### Your goal:
Reproduce the listing below exactly, beginning with its first line and ending with the line that holds "const lengthGreenHi = [103.7, 125.3];"; pictures are not part of the copy.

### Recorded information:
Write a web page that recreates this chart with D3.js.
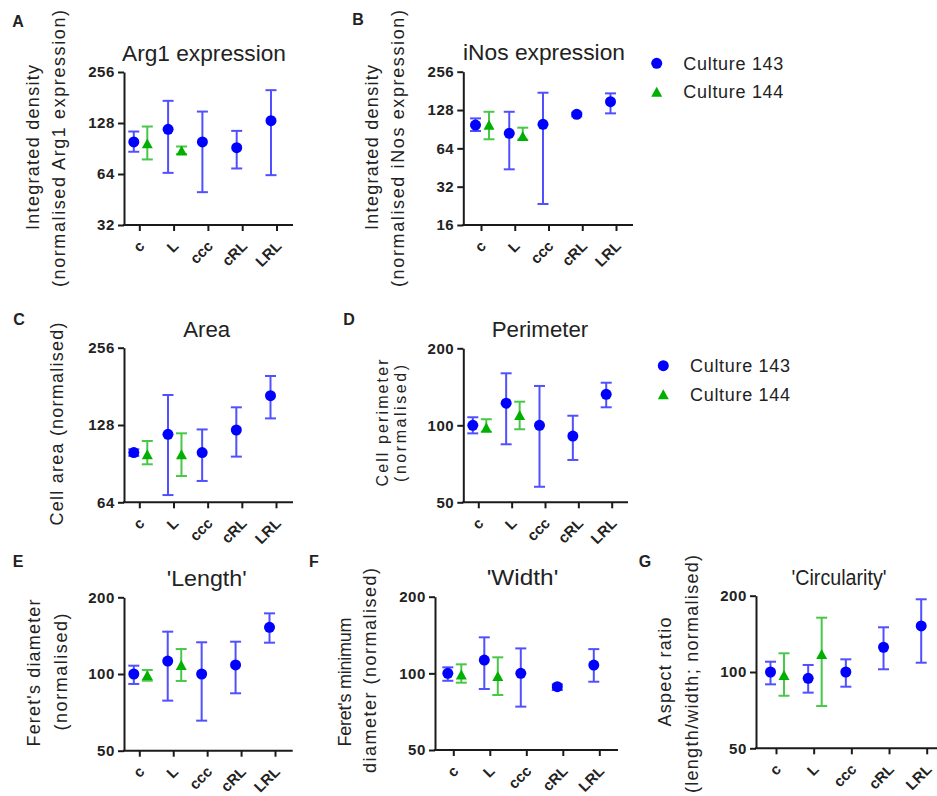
<!DOCTYPE html>
<html><head><meta charset="utf-8">
<script src="https://cdn.jsdelivr.net/npm/d3@7"></script>
<style>
html,body{margin:0;padding:0;background:#fff;}
svg{display:block;font-family:"Liberation Sans",Arial,sans-serif;}
</style></head>
<body>
<svg id="chart" width="937" height="796"></svg>
<script>
// ---------- data ----------
const categories = ["c", "L", "ccc", "cRL", "LRL"];
const greenCategories = ["c", "L"];
const seriesNames = ["Culture 143", "Culture 144"];

// A: Arg1 expression
const arg1Blue   = [99, 117.5, 99, 91.5, 132];
const arg1BlueLo = [86.6, 65, 50, 69, 63];
const arg1BlueHi = [114, 173, 149.5, 115, 200];
const arg1Green   = [97, 88];
const arg1GreenLo = [78, 84];
const arg1GreenHi = [122, 93];
const arg1Ticks = [32, 64, 128, 256];

// B: iNos expression
const inosBlue   = [97.6, 84, 98.8, 118.4, 148.8];
const inosBlueLo = [87.6, 43.8, 23.4, 114, 120.5];
const inosBlueHi = [110, 124, 175, 122, 173];
const inosGreen   = [98, 80];
const inosGreenLo = [75.4, 75];
const inosGreenHi = [124, 93];
const inosTicks = [16, 32, 64, 128, 256];

// C: Area
const areaBlue   = [100, 117.7, 100, 122.4, 166.5];
const areaBlueLo = [97, 68.3, 77.5, 96.4, 135.8];
const areaBlueHi = [103, 167.5, 123, 150, 198.6];
const areaGreen   = [98.5, 98.5];
const areaGreenLo = [90, 81];
const areaGreenHi = [110.9, 118.8];
const areaTicks = [64, 128, 256];

// D: Perimeter
const perimBlue   = [100, 122, 100, 90.8, 132.2];
const perimBlueLo = [93, 84.3, 57.5, 73.2, 117.6];
const perimBlueHi = [107.5, 159.7, 142.5, 109, 146.7];
const perimGreen   = [98, 109.7];
const perimGreenLo = [94.4, 96.5];
const perimGreenHi = [105.6, 123.7];
const shapeTicks = [50, 100, 200];

// E: 'Length'
const lengthBlue   = [100, 112.4, 100, 108.5, 152.5];
const lengthBlueLo = [91.4, 78.6, 65.6, 84, 132.7];
const lengthBlueHi = [107.8, 146.6, 133.2, 133.9, 173];
const lengthGreen   = [99, 108.5];
const lengthGreenLo = [94.1, 93.9];
const lengthGreenHi = [103.7, 125.3];

// F: 'Width'
const widthBlue   = [100, 112.8, 100, 88.6, 107.8];
const widthBlueLo = [93.5, 86.8, 74, 86, 92.7];
const widthBlueHi = [105.6, 138.5, 125.3, 90.5, 124.5];
const widthGreen   = [99, 97.6];
const widthGreenLo = [91.9, 82.2];
const widthGreenHi = [108.5, 115.6];

// G: 'Circularity'
const circBlue   = [100, 94.4, 100, 125.2, 151.9];
const circBlueLo = [89.4, 82.9, 87.5, 102.5, 108.8];
const circBlueHi = [109.8, 106.6, 112.2, 150.1, 193.6];
const circGreen   = [97.3, 117.8];
const circGreenLo = [80.6, 73.4];
const circGreenHi = [118.5, 163.8];

// ---------- styles ----------
const BLUE = "#0000ff", BLUE_BAR = "#5050ff";
const GREEN = "#00b000", GREEN_BAR = "#48c848";
const AXIS = "#1a1a1a", TEXT = "#222";

// ---------- panel layouts ----------
const panels = [
  {letter:"A", lx:18, ly:21, title:"Arg1 expression", tx:204, ty:61, tl:164,
   ax:124, xEnd:293, yTop:72, yBot:225, dom:[32,256], ticks:arg1Ticks, cx:[139.3,276.5],
   ytitle:[{t:"Integrated density",x:33,y:147.5,l:165},{t:"(normalised Arg1 expression)",x:59,y:148.5,l:277}],
   blue:[arg1Blue,arg1BlueLo,arg1BlueHi], green:[arg1Green,arg1GreenLo,arg1GreenHi]},
  {letter:"B", lx:358, ly:19, title:"iNos expression", tx:544, ty:60, tl:162,
   ax:463.3, xEnd:633, yTop:71.7, yBot:225, dom:[16,256], ticks:inosTicks, cx:[481,616],
   ytitle:[{t:"Integrated density",x:372,y:147.5,l:165},{t:"(normalised iNos expression)",x:397.5,y:148.5,l:277}],
   blue:[inosBlue,inosBlueLo,inosBlueHi], green:[inosGreen,inosGreenLo,inosGreenHi]},
  {letter:"C", lx:19, ly:319, title:"Area", tx:206.7, ty:336.7, tl:47,
   ax:124, xEnd:293, yTop:347.7, yBot:502.3, dom:[64,256], ticks:areaTicks, cx:[139.3,276],
   ytitle:[{t:"Cell area (normalised)",x:57,y:424,l:203}],
   blue:[areaBlue,areaBlueLo,areaBlueHi], green:[areaGreen,areaGreenLo,areaGreenHi]},
  {letter:"D", lx:349, ly:319, title:"Perimeter", tx:540, ty:337.3, tl:96.6,
   ax:463.3, xEnd:628, yTop:348.3, yBot:502.3, dom:[50,200], ticks:shapeTicks, cx:[478.3,611.7],
   ytitle:[{t:"Cell perimeter",x:382.5,y:423,l:127,fs:16},{t:"(normalised)",x:400,y:423.5,l:117,fs:16}],
   blue:[perimBlue,perimBlueLo,perimBlueHi], green:[perimGreen,perimGreenLo,perimGreenHi]},
  {letter:"E", lx:18, ly:561, title:"'Length'", tx:206.7, ty:586, tl:80,
   ax:124, xEnd:292.7, yTop:597.3, yBot:750.7, dom:[50,200], ticks:shapeTicks, cx:[139.3,275],
   ytitle:[{t:"Feret's diameter",x:34,y:673,l:147},{t:"(normalised)",x:60.5,y:672,l:117}],
   blue:[lengthBlue,lengthBlueLo,lengthBlueHi], green:[lengthGreen,lengthGreenLo,lengthGreenHi]},
  {letter:"F", lx:314, ly:561, title:"'Width'", tx:522.5, ty:585, tl:71.6,
   ax:435, xEnd:618, yTop:596.7, yBot:750, dom:[50,200], ticks:shapeTicks, cx:[453.3,599.3],
   ytitle:[{t:"Feret's minimum",x:345,y:682,l:129},{t:"diameter (normalised)",x:370,y:670.5,l:205}],
   blue:[widthBlue,widthBlueLo,widthBlueHi], green:[widthGreen,widthGreenLo,widthGreenHi]},
  {letter:"G", lx:645, ly:561, title:"'Circularity'", tx:839, ty:585, tl:95,
   ax:756, xEnd:937, yTop:595.7, yBot:748.3, dom:[50,200], ticks:shapeTicks, cx:[776,926.7],
   ytitle:[{t:"Aspect ratio",x:665,y:672,l:109},{t:"(length/width; normalised)",x:691.7,y:674,l:238}],
   blue:[circBlue,circBlueLo,circBlueHi], green:[circGreen,circGreenLo,circGreenHi]}
];

const legends = [{x:656.7, y:[63.3, 91.7], tx:683.3}, {x:663.3, y:[365.7, 394.3], tx:690}];

const svg = d3.select("#chart");

function triPath(cx, cy, s) {
  const h = s * 0.9;
  return `M${cx},${cy - h/2}L${cx + s/2},${cy + h/2}L${cx - s/2},${cy + h/2}Z`;
}

function drawSeries(g, x, y, cats, vals, color, barColor, shape, off) {
  const [m, lo, hi] = vals;
  const data = cats.map((c, i) => ({c, m: m[i], lo: lo[i], hi: hi[i]}));
  const sg = g.append("g");
  const cap = 5.5;
  data.forEach(d => {
    const xc = x(d.c) + off;
    sg.append("line").attr("x1", xc).attr("x2", xc).attr("y1", y(d.lo)).attr("y2", y(d.hi))
      .attr("stroke", barColor).attr("stroke-width", 2);
    [d.lo, d.hi].forEach(v => sg.append("line").attr("x1", xc - cap).attr("x2", xc + cap)
      .attr("y1", y(v)).attr("y2", y(v)).attr("stroke", barColor).attr("stroke-width", 2));
    if (shape === "circle") {
      sg.append("circle").attr("cx", xc).attr("cy", y(d.m)).attr("r", 5.5).attr("fill", color);
    } else {
      sg.append("path").attr("d", triPath(xc, y(d.m), 11)).attr("fill", color);
    }
  });
}

panels.forEach(p => {
  const g = svg.append("g");
  const y = d3.scaleLog().base(2).domain(p.dom).range([p.yBot, p.yTop]);
  const x = d3.scalePoint().domain(categories).range(p.cx);

  // panel letter
  g.append("text").attr("x", p.lx).attr("y", p.ly).attr("dy", "0.35em").attr("text-anchor", "middle")
    .attr("font-size", 16).attr("font-weight", "bold").attr("fill", TEXT).text(p.letter);
  // title
  g.append("text").attr("x", p.tx).attr("y", p.ty).attr("text-anchor", "middle")
    .attr("font-size", 22).attr("fill", TEXT).attr("textLength", p.tl).attr("lengthAdjust", "spacingAndGlyphs")
    .text(p.title);
  // y titles
  p.ytitle.forEach(t => {
    g.append("text").attr("transform", `translate(${t.x},${t.y}) rotate(-90)`)
      .attr("text-anchor", "middle").attr("dy", "0.35em").attr("font-size", t.fs || 18).attr("fill", TEXT)
      .attr("textLength", t.l).attr("lengthAdjust", "spacing").text(t.t);
  });

  // y axis
  const ya = g.append("g").attr("transform", `translate(${p.ax},0)`)
    .call(d3.axisLeft(y).tickValues(p.ticks).tickFormat(d3.format("d")).tickSize(6).tickPadding(3).tickSizeOuter(0));
  ya.select(".domain").attr("stroke", AXIS).attr("stroke-width", 2);
  ya.selectAll(".tick line").attr("stroke", AXIS).attr("stroke-width", 2);
  ya.selectAll(".tick text").attr("font-size", 15).attr("font-weight", "bold").attr("fill", TEXT)
    .attr("font-family", "'Liberation Sans', Arial, sans-serif").style("letter-spacing", "0.6px");

  // x axis
  const xa = g.append("g").attr("transform", `translate(0,${p.yBot})`)
    .call(d3.axisBottom(x).tickSize(6).tickFormat(""));
  xa.select(".domain").remove();
  xa.selectAll(".tick line").attr("stroke", AXIS).attr("stroke-width", 2);
  g.append("line").attr("x1", p.ax - 1).attr("x2", p.xEnd).attr("y1", p.yBot).attr("y2", p.yBot)
    .attr("stroke", AXIS).attr("stroke-width", 2);
  g.selectAll(".cat").data(categories).enter().append("text")
    .attr("transform", d => `translate(${x(d) + 6},${p.yBot + 22}) rotate(-45)`)
    .attr("text-anchor", "end").attr("font-size", 15).attr("font-weight", "bold").attr("fill", TEXT)
    .text(d => d);

  drawSeries(g, x, y, categories, p.blue, BLUE, BLUE_BAR, "circle", -5.5);
  drawSeries(g, x, y, greenCategories, p.green, GREEN, GREEN_BAR, "tri", 8);
});

// legends
legends.forEach(L => {
  const g = svg.append("g");
  g.append("circle").attr("cx", L.x).attr("cy", L.y[0]).attr("r", 5.5).attr("fill", BLUE);
  g.append("path").attr("d", triPath(L.x, L.y[1], 11)).attr("fill", GREEN);
  seriesNames.forEach((s, i) => {
    g.append("text").attr("x", L.tx).attr("y", L.y[i]).attr("dy", "0.35em").attr("font-size", 18)
      .attr("fill", TEXT).attr("textLength", 100).attr("lengthAdjust", "spacing").text(s);
  });
});
</script>
</body></html>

### Solution for this exercise:
Write a web page that recreates this chart with D3.js.
<!DOCTYPE html>
<html><head><meta charset="utf-8">
<script src="https://cdn.jsdelivr.net/npm/d3@7"></script>
<style>
html,body{margin:0;padding:0;background:#fff;}
svg{display:block;font-family:"Liberation Sans",Arial,sans-serif;}
</style></head>
<body>
<svg id="chart" width="937" height="796"></svg>
<script>
// ---------- data ----------
const categories = ["c", "L", "ccc", "cRL", "LRL"];
const greenCategories = ["c", "L"];
const seriesNames = ["Culture 143", "Culture 144"];

// A: Arg1 expression
const arg1Blue   = [99, 117.5, 99, 91.5, 132];
const arg1BlueLo = [86.6, 65, 50, 69, 63];
const arg1BlueHi = [114, 173, 149.5, 115, 200];
const arg1Green   = [97, 88];
const arg1GreenLo = [78, 84];
const arg1GreenHi = [122, 93];
const arg1Ticks = [32, 64, 128, 256];

// B: iNos expression
const inosBlue   = [97.6, 84, 98.8, 118.4, 148.8];
const inosBlueLo = [87.6, 43.8, 23.4, 114, 120.5];
const inosBlueHi = [110, 124, 175, 122, 173];
const inosGreen   = [98, 80];
const inosGreenLo = [75.4, 75];
const inosGreenHi = [124, 93];
const inosTicks = [16, 32, 64, 128, 256];

// C: Area
const areaBlue   = [100, 117.7, 100, 122.4, 166.5];
const areaBlueLo = [97, 68.3, 77.5, 96.4, 135.8];
const areaBlueHi = [103, 167.5, 123, 150, 198.6];
const areaGreen   = [98.5, 98.5];
const areaGreenLo = [90, 81];
const areaGreenHi = [110.9, 118.8];
const areaTicks = [64, 128, 256];

// D: Perimeter
const perimBlue   = [100, 122, 100, 90.8, 132.2];
const perimBlueLo = [93, 84.3, 57.5, 73.2, 117.6];
const perimBlueHi = [107.5, 159.7, 142.5, 109, 146.7];
const perimGreen   = [98, 109.7];
const perimGreenLo = [94.4, 96.5];
const perimGreenHi = [105.6, 123.7];
const shapeTicks = [50, 100, 200];

// E: 'Length'
const lengthBlue   = [100, 112.4, 100, 108.5, 152.5];
const lengthBlueLo = [91.4, 78.6, 65.6, 84, 132.7];
const lengthBlueHi = [107.8, 146.6, 133.2, 133.9, 173];
const lengthGreen   = [99, 108.5];
const lengthGreenLo = [94.1, 93.9];
const lengthGreenHi = [103.7, 125.3];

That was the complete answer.